▶ Exercise directions
Transcribe only the lines of the listing below from the one holding "Write a web" through the one holding "-1.12, -0.82, -0.47];", inclusive, without any change.

▶ Records for processing
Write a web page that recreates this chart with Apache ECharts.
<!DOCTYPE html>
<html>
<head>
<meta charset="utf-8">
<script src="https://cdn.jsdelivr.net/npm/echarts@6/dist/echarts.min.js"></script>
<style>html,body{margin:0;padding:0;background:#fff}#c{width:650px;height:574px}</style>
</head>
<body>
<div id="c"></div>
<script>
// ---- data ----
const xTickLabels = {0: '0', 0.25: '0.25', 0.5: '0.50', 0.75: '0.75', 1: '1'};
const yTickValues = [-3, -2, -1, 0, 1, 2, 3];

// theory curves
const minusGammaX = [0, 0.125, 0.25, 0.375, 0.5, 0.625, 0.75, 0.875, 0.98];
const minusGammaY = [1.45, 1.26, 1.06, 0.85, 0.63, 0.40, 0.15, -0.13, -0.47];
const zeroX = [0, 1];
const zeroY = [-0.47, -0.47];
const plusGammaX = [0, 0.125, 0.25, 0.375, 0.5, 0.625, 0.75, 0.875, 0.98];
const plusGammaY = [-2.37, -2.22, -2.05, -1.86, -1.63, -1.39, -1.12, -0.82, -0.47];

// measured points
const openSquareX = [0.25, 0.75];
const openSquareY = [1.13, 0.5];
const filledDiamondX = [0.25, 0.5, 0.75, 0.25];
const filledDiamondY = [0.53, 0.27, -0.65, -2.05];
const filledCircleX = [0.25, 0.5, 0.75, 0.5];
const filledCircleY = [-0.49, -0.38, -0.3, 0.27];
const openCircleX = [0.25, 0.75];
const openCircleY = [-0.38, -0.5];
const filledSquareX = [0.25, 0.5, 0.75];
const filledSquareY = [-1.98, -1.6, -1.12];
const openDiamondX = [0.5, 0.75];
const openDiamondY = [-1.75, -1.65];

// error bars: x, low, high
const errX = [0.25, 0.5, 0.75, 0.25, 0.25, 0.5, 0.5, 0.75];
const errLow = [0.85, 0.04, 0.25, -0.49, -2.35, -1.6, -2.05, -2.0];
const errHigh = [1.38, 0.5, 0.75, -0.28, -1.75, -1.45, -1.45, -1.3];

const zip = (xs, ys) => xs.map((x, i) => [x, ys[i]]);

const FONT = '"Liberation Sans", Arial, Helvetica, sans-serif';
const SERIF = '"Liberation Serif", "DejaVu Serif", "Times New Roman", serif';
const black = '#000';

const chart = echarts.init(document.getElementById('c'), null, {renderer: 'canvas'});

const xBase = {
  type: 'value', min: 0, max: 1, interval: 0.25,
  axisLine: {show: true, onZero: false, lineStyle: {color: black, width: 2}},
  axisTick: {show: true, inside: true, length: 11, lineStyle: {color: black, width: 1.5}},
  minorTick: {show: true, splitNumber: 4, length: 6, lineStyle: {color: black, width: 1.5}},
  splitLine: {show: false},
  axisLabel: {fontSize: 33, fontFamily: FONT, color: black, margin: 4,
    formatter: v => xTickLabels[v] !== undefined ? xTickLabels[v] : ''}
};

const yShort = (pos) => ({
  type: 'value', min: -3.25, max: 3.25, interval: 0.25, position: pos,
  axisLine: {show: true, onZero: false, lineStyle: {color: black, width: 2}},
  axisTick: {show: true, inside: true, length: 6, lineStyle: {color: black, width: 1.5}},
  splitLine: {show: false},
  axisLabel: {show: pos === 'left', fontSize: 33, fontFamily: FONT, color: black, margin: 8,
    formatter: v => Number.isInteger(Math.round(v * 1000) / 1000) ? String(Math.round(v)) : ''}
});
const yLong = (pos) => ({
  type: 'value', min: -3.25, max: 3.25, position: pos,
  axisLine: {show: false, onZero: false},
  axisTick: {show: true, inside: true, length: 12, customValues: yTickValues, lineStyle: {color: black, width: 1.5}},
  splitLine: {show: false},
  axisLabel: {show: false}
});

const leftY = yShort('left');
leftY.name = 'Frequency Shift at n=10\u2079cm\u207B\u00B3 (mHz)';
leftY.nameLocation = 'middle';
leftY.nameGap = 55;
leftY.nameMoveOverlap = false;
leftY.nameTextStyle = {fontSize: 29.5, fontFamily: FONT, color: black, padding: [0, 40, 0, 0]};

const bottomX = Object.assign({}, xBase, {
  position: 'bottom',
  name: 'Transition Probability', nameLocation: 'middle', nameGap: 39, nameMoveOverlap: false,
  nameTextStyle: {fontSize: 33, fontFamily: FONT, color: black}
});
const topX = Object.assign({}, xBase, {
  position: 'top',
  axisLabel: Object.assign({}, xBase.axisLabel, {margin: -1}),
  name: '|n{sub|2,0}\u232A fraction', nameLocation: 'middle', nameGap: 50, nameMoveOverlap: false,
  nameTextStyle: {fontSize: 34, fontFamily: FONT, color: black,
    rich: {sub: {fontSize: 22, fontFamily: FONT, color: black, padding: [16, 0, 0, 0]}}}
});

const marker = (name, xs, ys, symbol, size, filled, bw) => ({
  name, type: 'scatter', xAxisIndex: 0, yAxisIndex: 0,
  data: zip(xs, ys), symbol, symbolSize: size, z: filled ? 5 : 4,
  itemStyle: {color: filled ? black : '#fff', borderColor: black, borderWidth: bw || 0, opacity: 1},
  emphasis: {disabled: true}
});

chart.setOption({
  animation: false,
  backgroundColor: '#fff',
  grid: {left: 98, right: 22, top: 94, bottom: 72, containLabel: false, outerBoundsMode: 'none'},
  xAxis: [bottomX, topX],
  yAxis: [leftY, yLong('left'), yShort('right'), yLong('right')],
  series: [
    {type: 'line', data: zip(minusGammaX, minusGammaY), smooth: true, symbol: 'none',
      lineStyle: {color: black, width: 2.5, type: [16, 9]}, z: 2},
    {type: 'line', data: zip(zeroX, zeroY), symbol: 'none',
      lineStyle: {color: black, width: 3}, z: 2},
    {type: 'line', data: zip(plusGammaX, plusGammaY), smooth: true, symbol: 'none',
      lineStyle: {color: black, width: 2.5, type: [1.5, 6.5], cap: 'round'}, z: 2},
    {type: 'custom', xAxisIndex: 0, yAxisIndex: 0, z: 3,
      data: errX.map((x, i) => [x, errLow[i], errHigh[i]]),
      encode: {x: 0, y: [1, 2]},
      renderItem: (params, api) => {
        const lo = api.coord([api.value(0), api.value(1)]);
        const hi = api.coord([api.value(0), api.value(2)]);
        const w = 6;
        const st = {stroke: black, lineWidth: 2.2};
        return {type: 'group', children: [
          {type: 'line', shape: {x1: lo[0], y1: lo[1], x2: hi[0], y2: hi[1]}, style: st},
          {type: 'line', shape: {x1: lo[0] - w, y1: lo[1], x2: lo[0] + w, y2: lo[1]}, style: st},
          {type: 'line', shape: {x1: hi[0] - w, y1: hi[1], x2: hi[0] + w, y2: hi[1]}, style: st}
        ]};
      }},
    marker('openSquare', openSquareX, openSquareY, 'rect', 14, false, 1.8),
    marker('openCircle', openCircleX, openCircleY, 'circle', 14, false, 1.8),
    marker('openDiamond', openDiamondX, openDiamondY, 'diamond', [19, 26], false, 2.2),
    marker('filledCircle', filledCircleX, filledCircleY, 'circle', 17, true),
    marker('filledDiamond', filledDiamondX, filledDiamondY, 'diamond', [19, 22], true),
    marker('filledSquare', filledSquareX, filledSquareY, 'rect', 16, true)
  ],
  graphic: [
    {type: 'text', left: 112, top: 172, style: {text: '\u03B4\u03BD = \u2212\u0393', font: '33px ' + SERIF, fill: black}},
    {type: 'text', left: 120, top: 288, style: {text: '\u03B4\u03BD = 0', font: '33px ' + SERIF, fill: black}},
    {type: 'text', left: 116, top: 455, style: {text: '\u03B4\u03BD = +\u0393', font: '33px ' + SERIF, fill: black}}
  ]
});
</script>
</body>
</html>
* * *
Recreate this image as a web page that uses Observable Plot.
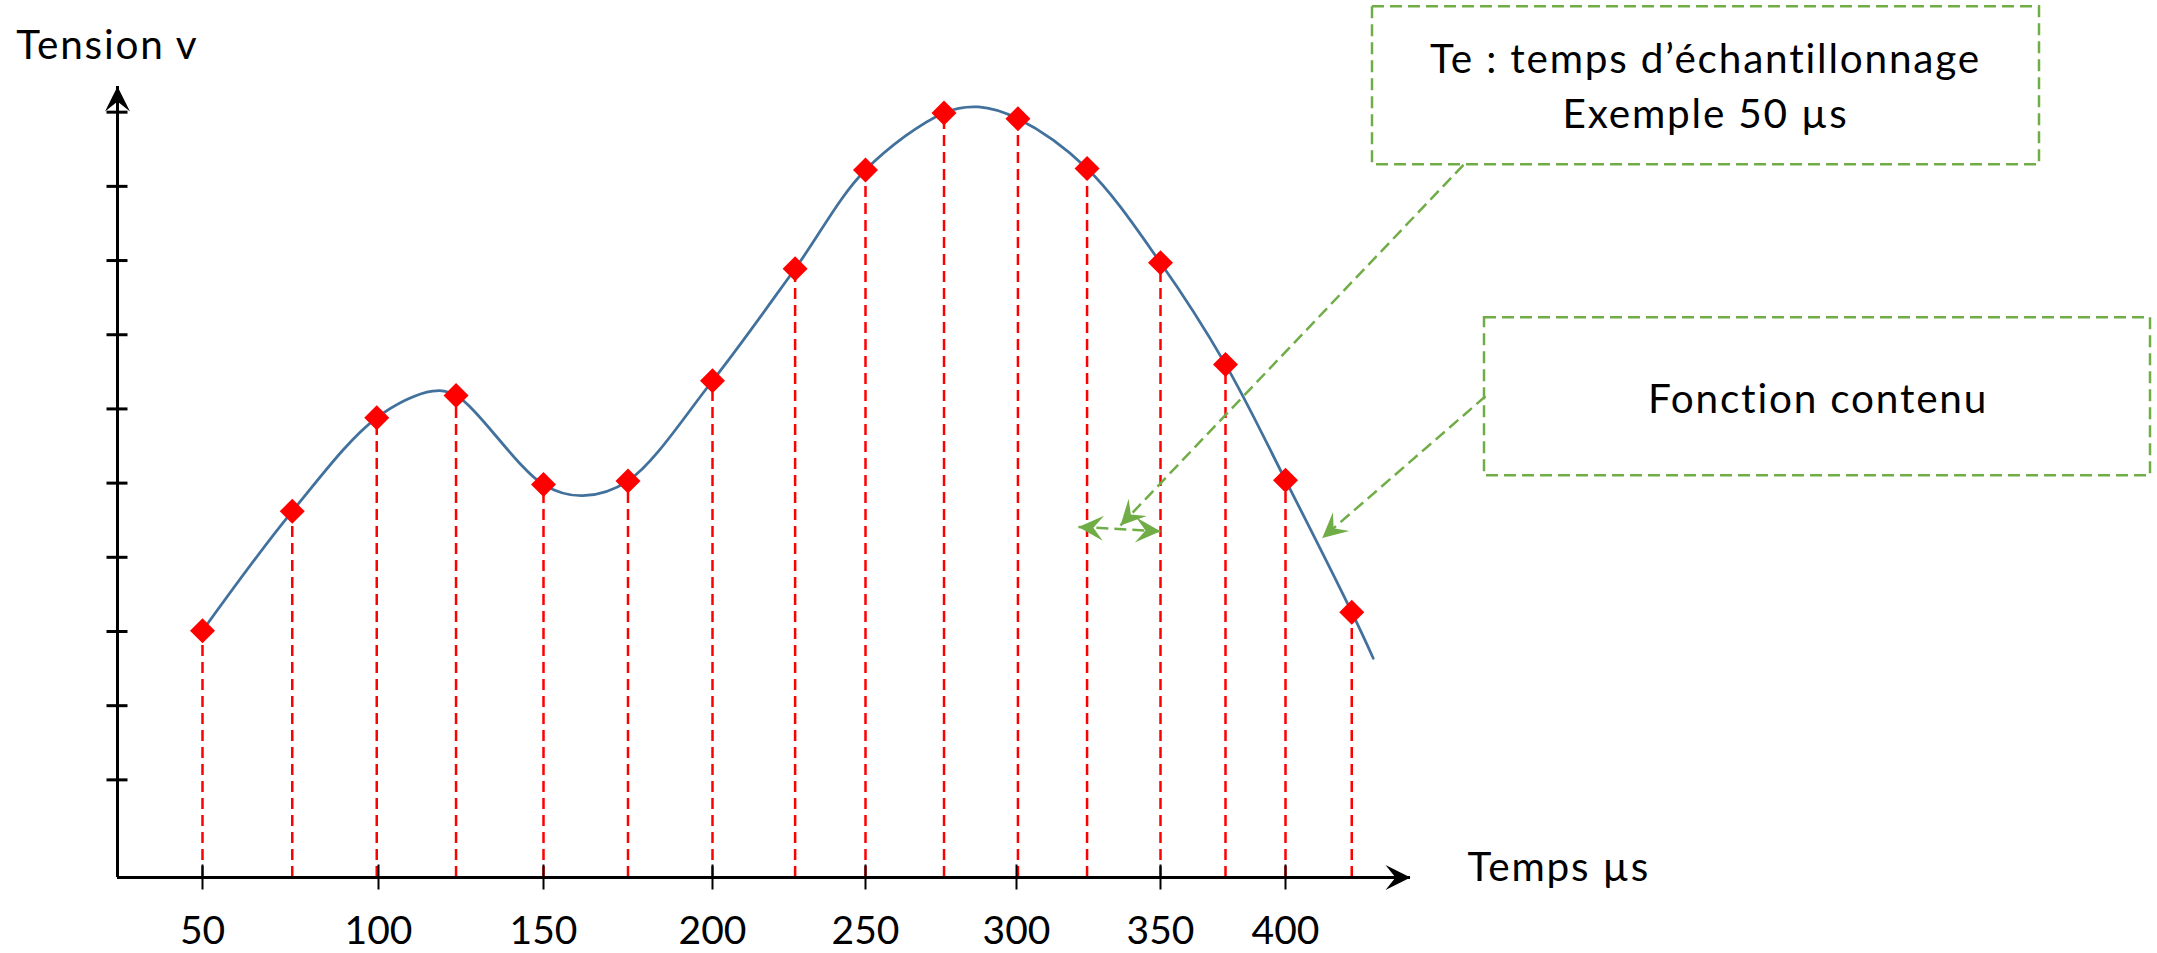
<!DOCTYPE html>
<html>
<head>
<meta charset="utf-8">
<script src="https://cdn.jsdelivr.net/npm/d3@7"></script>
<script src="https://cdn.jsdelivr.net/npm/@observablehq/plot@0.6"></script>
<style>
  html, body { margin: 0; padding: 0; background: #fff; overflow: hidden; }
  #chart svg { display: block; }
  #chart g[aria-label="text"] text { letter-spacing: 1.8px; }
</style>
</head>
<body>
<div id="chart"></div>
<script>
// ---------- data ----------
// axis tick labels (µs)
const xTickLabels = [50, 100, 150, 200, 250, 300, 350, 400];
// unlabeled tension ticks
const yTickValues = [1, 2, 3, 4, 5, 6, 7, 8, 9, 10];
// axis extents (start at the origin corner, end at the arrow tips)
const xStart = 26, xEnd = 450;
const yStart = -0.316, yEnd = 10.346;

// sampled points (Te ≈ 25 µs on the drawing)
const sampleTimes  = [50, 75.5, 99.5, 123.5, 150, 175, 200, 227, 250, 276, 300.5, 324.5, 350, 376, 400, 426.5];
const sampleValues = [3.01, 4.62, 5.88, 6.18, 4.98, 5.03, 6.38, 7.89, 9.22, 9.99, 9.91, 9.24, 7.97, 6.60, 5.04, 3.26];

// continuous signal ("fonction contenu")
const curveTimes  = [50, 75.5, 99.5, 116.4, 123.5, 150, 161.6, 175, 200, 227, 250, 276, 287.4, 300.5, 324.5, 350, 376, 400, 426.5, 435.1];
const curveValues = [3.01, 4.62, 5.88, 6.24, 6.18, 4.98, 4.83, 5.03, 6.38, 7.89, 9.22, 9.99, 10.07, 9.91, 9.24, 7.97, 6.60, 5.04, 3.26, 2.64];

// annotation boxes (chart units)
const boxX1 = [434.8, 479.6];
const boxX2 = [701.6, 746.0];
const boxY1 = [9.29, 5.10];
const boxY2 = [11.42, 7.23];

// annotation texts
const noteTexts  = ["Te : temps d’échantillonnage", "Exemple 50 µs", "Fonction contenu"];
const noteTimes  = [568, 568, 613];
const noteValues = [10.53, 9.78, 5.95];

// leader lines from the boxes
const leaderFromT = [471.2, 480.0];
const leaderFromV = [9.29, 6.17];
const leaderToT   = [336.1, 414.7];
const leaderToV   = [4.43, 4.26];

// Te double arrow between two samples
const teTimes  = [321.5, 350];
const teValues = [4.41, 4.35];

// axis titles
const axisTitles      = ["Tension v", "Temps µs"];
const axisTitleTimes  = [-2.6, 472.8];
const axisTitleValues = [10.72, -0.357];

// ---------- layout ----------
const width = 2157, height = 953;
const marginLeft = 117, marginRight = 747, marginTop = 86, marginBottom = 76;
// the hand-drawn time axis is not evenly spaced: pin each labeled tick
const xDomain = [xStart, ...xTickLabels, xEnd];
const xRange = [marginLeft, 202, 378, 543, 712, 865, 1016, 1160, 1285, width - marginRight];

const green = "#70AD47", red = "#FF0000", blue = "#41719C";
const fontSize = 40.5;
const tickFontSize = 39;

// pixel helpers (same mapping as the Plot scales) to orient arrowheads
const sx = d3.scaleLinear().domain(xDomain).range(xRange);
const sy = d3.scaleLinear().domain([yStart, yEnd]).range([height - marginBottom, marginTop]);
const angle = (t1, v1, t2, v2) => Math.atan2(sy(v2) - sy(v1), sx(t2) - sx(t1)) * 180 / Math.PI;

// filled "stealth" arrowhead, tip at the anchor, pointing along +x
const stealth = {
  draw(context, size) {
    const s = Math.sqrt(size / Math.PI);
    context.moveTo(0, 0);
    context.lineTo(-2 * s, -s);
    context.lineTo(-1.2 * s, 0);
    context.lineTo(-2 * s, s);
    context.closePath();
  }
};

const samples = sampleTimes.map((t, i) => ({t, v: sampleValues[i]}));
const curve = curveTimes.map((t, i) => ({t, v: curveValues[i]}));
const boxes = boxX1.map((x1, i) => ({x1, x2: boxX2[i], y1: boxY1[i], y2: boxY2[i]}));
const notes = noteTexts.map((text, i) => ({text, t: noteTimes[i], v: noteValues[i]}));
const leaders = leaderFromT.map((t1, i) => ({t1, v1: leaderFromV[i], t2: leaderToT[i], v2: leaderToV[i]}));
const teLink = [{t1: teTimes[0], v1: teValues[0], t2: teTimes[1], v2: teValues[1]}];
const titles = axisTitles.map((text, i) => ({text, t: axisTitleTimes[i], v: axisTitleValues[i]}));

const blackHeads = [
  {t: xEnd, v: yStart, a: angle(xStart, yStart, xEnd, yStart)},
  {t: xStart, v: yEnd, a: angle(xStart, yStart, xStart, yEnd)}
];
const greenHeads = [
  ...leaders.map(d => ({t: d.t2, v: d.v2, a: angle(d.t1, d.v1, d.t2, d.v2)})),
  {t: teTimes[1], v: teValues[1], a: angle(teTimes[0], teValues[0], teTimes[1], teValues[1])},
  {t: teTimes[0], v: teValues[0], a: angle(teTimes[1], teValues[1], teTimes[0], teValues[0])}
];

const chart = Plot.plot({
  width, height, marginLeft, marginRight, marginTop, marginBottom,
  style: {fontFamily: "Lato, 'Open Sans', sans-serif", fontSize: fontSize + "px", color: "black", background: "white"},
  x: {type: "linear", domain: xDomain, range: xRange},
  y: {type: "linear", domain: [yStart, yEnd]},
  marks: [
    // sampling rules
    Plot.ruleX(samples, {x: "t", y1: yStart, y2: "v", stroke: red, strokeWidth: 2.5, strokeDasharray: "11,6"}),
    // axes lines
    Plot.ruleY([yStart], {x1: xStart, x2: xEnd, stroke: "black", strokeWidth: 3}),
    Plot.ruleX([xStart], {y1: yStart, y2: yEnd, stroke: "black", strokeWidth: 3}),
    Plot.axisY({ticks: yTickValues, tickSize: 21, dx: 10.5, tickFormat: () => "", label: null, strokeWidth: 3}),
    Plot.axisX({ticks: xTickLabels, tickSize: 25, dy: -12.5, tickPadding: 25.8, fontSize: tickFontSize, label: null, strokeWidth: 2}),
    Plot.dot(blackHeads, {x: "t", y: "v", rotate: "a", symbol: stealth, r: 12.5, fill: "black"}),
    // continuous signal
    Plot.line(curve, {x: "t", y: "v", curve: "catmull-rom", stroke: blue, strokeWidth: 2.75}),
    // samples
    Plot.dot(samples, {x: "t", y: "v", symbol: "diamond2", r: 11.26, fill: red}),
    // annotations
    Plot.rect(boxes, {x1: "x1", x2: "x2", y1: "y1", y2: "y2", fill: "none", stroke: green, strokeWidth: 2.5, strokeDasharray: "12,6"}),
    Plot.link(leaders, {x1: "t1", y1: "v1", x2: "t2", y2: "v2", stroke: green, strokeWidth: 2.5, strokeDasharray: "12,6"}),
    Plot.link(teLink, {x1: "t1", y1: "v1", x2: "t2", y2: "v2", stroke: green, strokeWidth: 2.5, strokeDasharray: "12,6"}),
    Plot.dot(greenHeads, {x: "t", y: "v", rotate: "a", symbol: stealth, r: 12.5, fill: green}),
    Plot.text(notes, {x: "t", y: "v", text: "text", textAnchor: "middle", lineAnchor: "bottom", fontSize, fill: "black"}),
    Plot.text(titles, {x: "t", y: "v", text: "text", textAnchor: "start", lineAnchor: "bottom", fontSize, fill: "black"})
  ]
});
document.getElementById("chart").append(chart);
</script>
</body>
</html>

▶ Exercise result
Write a web page that recreates this chart with Apache ECharts.
<!DOCTYPE html>
<html>
<head>
<meta charset="utf-8">
<script src="https://cdn.jsdelivr.net/npm/echarts@6/dist/echarts.min.js"></script>
<style>html,body{margin:0;padding:0;background:#fff}#c{width:650px;height:574px}</style>
</head>
<body>
<div id="c"></div>
<script>
// ---- data ----
const xTickLabels = {0: '0', 0.25: '0.25', 0.5: '0.50', 0.75: '0.75', 1: '1'};
const yTickValues = [-3, -2, -1, 0, 1, 2, 3];

// theory curves
const minusGammaX = [0, 0.125, 0.25, 0.375, 0.5, 0.625, 0.75, 0.875, 0.98];
const minusGammaY = [1.45, 1.26, 1.06, 0.85, 0.63, 0.40, 0.15, -0.13, -0.47];
const zeroX = [0, 1];
const zeroY = [-0.47, -0.47];
const plusGammaX = [0, 0.125, 0.25, 0.375, 0.5, 0.625, 0.75, 0.875, 0.98];
const plusGammaY = [-2.37, -2.22, -2.05, -1.86, -1.63, -1.39, -1.12, -0.82, -0.47];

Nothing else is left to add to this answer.